WHAT THE TASK ASKS: Repeat the data below exactly, dropping any pictures it holds.

## start

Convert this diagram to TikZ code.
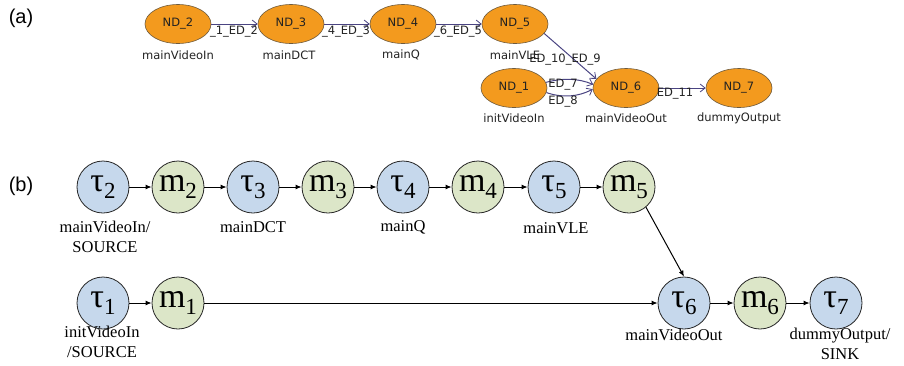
\documentclass[tikz,border=0pt]{standalone}
\usepackage{fontspec}
\setmainfont{Liberation Serif}
\newfontfamily\dvfont{DejaVu Sans}
\newfontfamily\arlfont{Liberation Sans}
\usetikzlibrary{shapes.geometric,arrows.meta}
\definecolor{ndor}{HTML}{F39A1E}
\definecolor{ndbd}{HTML}{6E5A3C}
\definecolor{edgec}{HTML}{4A4482}
\definecolor{txtc}{HTML}{222222}
\definecolor{tblue}{HTML}{C6D8EC}
\definecolor{mgreen}{HTML}{DCE6C8}
\begin{document}
\begin{tikzpicture}[x=1pt,y=-1pt,
  nd/.style={ellipse,fill=ndor,draw=ndbd,line width=0.6pt,minimum width=66pt,minimum height=39pt,inner sep=0pt,font=\dvfont\fontsize{11.5}{13}\selectfont,text=txtc},
  ndlab/.style={font=\dvfont\fontsize{11.5}{13}\selectfont,text=txtc,inner sep=0pt},
  elab/.style={font=\dvfont\fontsize{11.5}{13}\selectfont,text=txtc,inner sep=0pt},
  ae/.style={draw=edgec,line width=1pt,-{Straight Barb[length=5pt,width=8pt,line width=0.8pt]}},
  tn/.style={circle,fill=tblue,draw=black!85,line width=0.8pt,minimum size=52pt,inner sep=0pt,font=\fontsize{34}{34}\selectfont},
  mn/.style={circle,fill=mgreen,draw=black!85,line width=0.8pt,minimum size=52pt,inner sep=0pt,font=\fontsize{34}{34}\selectfont},
  blab/.style={font=\fontsize{16.5}{19.5}\selectfont,align=center,inner sep=0pt},
  be/.style={draw=black,line width=1pt,-{Latex[length=6pt,width=5pt]}},
  plab/.style={font=\arlfont\fontsize{20}{24}\selectfont,inner sep=0pt}
]
\useasboundingbox (0,0) rectangle (904,365);
\newcommand{\sbs}[1]{\raisebox{-7pt}{\fontsize{23}{23}\selectfont #1}}
% panel labels
\node[plab] (pa) at (21,18) {(a)};
\node[plab] (pb) at (21,186) {(b)};
% ---- (a)
\node[nd] (n2) at (178,24) {ND\_2};
\node[nd] (n3) at (291,24) {ND\_3};
\node[nd] (n4) at (403,24) {ND\_4};
\node[nd] (n5) at (515,24) {ND\_5};
\node[nd] (n1) at (514,88) {ND\_1};
\node[nd] (n6) at (626,88) {ND\_6};
\node[nd] (n7) at (739,88) {ND\_7};
\node[ndlab] (l2) at (178,55) {mainVideoIn};
\node[ndlab] (l3) at (289,55) {mainDCT};
\node[ndlab] (l4) at (401,55) {mainQ};
\node[ndlab] (l5) at (515,55) {mainVLE};
\node[ndlab] (l1) at (514,118) {initVideoIn};
\node[ndlab] (l6) at (626,118) {mainVideoOut};
\node[ndlab] (l7) at (739,118) {dummyOutput};
\draw[ae] (n2) -- (n3);
\draw[ae] (n3) -- (n4);
\draw[ae] (n4) -- (n5);
\draw[ae] (n5.-18) -- (n6.163);
\draw[ae] (n1.10) .. controls (562,78) and (578,78) .. (n6.174);
\draw[ae] (n1.-8) .. controls (562,98) and (578,97) .. (n6.-178);
\draw[ae] (n6) -- (n7);
\node[elab] (e1) at (234,32) {\_1\_ED\_2};
\node[elab] (e2) at (346,32) {\_4\_ED\_3};
\node[elab] (e3) at (458,32) {\_6\_ED\_5};
\node[elab] (e4) at (565,60) {ED\_10\_ED\_9};
\node[elab] (e5) at (563,85) {ED\_7};
\node[elab] (e6) at (563,102) {ED\_8};
\node[elab] (e7) at (675,94) {ED\_11};
% ---- (b)
\node[tn] (t2) at (103,187) {τ\sbs{2}};
\node[mn] (m2) at (178,187) {m\sbs{2}};
\node[tn] (t3) at (253,187) {τ\sbs{3}};
\node[mn] (m3) at (328,187) {m\sbs{3}};
\node[tn] (t4) at (403,187) {τ\sbs{4}};
\node[mn] (m4) at (478,187) {m\sbs{4}};
\node[tn] (t5) at (554,187) {τ\sbs{5}};
\node[mn] (m5) at (629,187) {m\sbs{5}};
\node[tn] (t1) at (103,303) {τ\sbs{1}};
\node[mn] (m1) at (178,303) {m\sbs{1}};
\node[tn] (t6) at (684,303) {τ\sbs{6}};
\node[mn] (m6) at (760,303) {m\sbs{6}};
\node[tn] (t7) at (836,303) {τ\sbs{7}};
\node[blab] (b2) at (105,237) {mainVideoIn/\\SOURCE};
\node[blab] (b3) at (253,227) {mainDCT};
\node[blab] (b4) at (403,227) {mainQ};
\node[blab] (b5) at (556,228) {mainVLE};
\node[blab] (b1) at (102,342) {initVideoIn\\/SOURCE};
\node[blab] (b6) at (674,335) {mainVideoOut};
\node[blab] (b7) at (840,344) {dummyOutput/\\SINK};
\draw[be] (t2) -- (m2);
\draw[be] (m2) -- (t3);
\draw[be] (t3) -- (m3);
\draw[be] (m3) -- (t4);
\draw[be] (t4) -- (m4);
\draw[be] (m4) -- (t5);
\draw[be] (t5) -- (m5);
\draw[be] (m5.-50) -- (t6.north);
\draw[be] (t1) -- (m1);
\draw[be] (m1) -- (t6);
\draw[be] (t6) -- (m6);
\draw[be] (m6) -- (t7);
\end{tikzpicture}
\end{document}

## end

FINAL RESULT:
Convert this diagram to TikZ code.
\documentclass[tikz,border=0pt]{standalone}
\usepackage{fontspec}
\setmainfont{Liberation Serif}
\newfontfamily\dvfont{DejaVu Sans}
\newfontfamily\arlfont{Liberation Sans}
\usetikzlibrary{shapes.geometric,arrows.meta}
\definecolor{ndor}{HTML}{F39A1E}
\definecolor{ndbd}{HTML}{6E5A3C}
\definecolor{edgec}{HTML}{4A4482}
\definecolor{txtc}{HTML}{222222}
\definecolor{tblue}{HTML}{C6D8EC}
\definecolor{mgreen}{HTML}{DCE6C8}
\begin{document}
\begin{tikzpicture}[x=1pt,y=-1pt,
  nd/.style={ellipse,fill=ndor,draw=ndbd,line width=0.6pt,minimum width=66pt,minimum height=39pt,inner sep=0pt,font=\dvfont\fontsize{11.5}{13}\selectfont,text=txtc},
  ndlab/.style={font=\dvfont\fontsize{11.5}{13}\selectfont,text=txtc,inner sep=0pt},
  elab/.style={font=\dvfont\fontsize{11.5}{13}\selectfont,text=txtc,inner sep=0pt},
  ae/.style={draw=edgec,line width=1pt,-{Straight Barb[length=5pt,width=8pt,line width=0.8pt]}},
  tn/.style={circle,fill=tblue,draw=black!85,line width=0.8pt,minimum size=52pt,inner sep=0pt,font=\fontsize{34}{34}\selectfont},
  mn/.style={circle,fill=mgreen,draw=black!85,line width=0.8pt,minimum size=52pt,inner sep=0pt,font=\fontsize{34}{34}\selectfont},
  blab/.style={font=\fontsize{16.5}{19.5}\selectfont,align=center,inner sep=0pt},
  be/.style={draw=black,line width=1pt,-{Latex[length=6pt,width=5pt]}},
  plab/.style={font=\arlfont\fontsize{20}{24}\selectfont,inner sep=0pt}
]
\useasboundingbox (0,0) rectangle (904,365);
\newcommand{\sbs}[1]{\raisebox{-7pt}{\fontsize{23}{23}\selectfont #1}}
% panel labels
\node[plab] (pa) at (21,18) {(a)};
\node[plab] (pb) at (21,186) {(b)};
% ---- (a)
\node[nd] (n2) at (178,24) {ND\_2};
\node[nd] (n3) at (291,24) {ND\_3};
\node[nd] (n4) at (403,24) {ND\_4};
\node[nd] (n5) at (515,24) {ND\_5};
\node[nd] (n1) at (514,88) {ND\_1};
\node[nd] (n6) at (626,88) {ND\_6};
\node[nd] (n7) at (739,88) {ND\_7};
\node[ndlab] (l2) at (178,55) {mainVideoIn};
\node[ndlab] (l3) at (289,55) {mainDCT};
\node[ndlab] (l4) at (401,55) {mainQ};
\node[ndlab] (l5) at (515,55) {mainVLE};
\node[ndlab] (l1) at (514,118) {initVideoIn};
\node[ndlab] (l6) at (626,118) {mainVideoOut};
\node[ndlab] (l7) at (739,118) {dummyOutput};
\draw[ae] (n2) -- (n3);
\draw[ae] (n3) -- (n4);
\draw[ae] (n4) -- (n5);
\draw[ae] (n5.-18) -- (n6.163);
\draw[ae] (n1.10) .. controls (562,78) and (578,78) .. (n6.174);
\draw[ae] (n1.-8) .. controls (562,98) and (578,97) .. (n6.-178);
\draw[ae] (n6) -- (n7);
\node[elab] (e1) at (234,32) {\_1\_ED\_2};
\node[elab] (e2) at (346,32) {\_4\_ED\_3};
\node[elab] (e3) at (458,32) {\_6\_ED\_5};
\node[elab] (e4) at (565,60) {ED\_10\_ED\_9};
\node[elab] (e5) at (563,85) {ED\_7};
\node[elab] (e6) at (563,102) {ED\_8};
\node[elab] (e7) at (675,94) {ED\_11};
% ---- (b)
\node[tn] (t2) at (103,187) {τ\sbs{2}};
\node[mn] (m2) at (178,187) {m\sbs{2}};
\node[tn] (t3) at (253,187) {τ\sbs{3}};
\node[mn] (m3) at (328,187) {m\sbs{3}};
\node[tn] (t4) at (403,187) {τ\sbs{4}};
\node[mn] (m4) at (478,187) {m\sbs{4}};
\node[tn] (t5) at (554,187) {τ\sbs{5}};
\node[mn] (m5) at (629,187) {m\sbs{5}};
\node[tn] (t1) at (103,303) {τ\sbs{1}};
\node[mn] (m1) at (178,303) {m\sbs{1}};
\node[tn] (t6) at (684,303) {τ\sbs{6}};
\node[mn] (m6) at (760,303) {m\sbs{6}};
\node[tn] (t7) at (836,303) {τ\sbs{7}};
\node[blab] (b2) at (105,237) {mainVideoIn/\\SOURCE};
\node[blab] (b3) at (253,227) {mainDCT};
\node[blab] (b4) at (403,227) {mainQ};
\node[blab] (b5) at (556,228) {mainVLE};
\node[blab] (b1) at (102,342) {initVideoIn\\/SOURCE};
\node[blab] (b6) at (674,335) {mainVideoOut};
\node[blab] (b7) at (840,344) {dummyOutput/\\SINK};
\draw[be] (t2) -- (m2);
\draw[be] (m2) -- (t3);
\draw[be] (t3) -- (m3);
\draw[be] (m3) -- (t4);
\draw[be] (t4) -- (m4);
\draw[be] (m4) -- (t5);
\draw[be] (t5) -- (m5);
\draw[be] (m5.-50) -- (t6.north);
\draw[be] (t1) -- (m1);
\draw[be] (m1) -- (t6);
\draw[be] (t6) -- (m6);
\draw[be] (m6) -- (t7);
\end{tikzpicture}
\end{document}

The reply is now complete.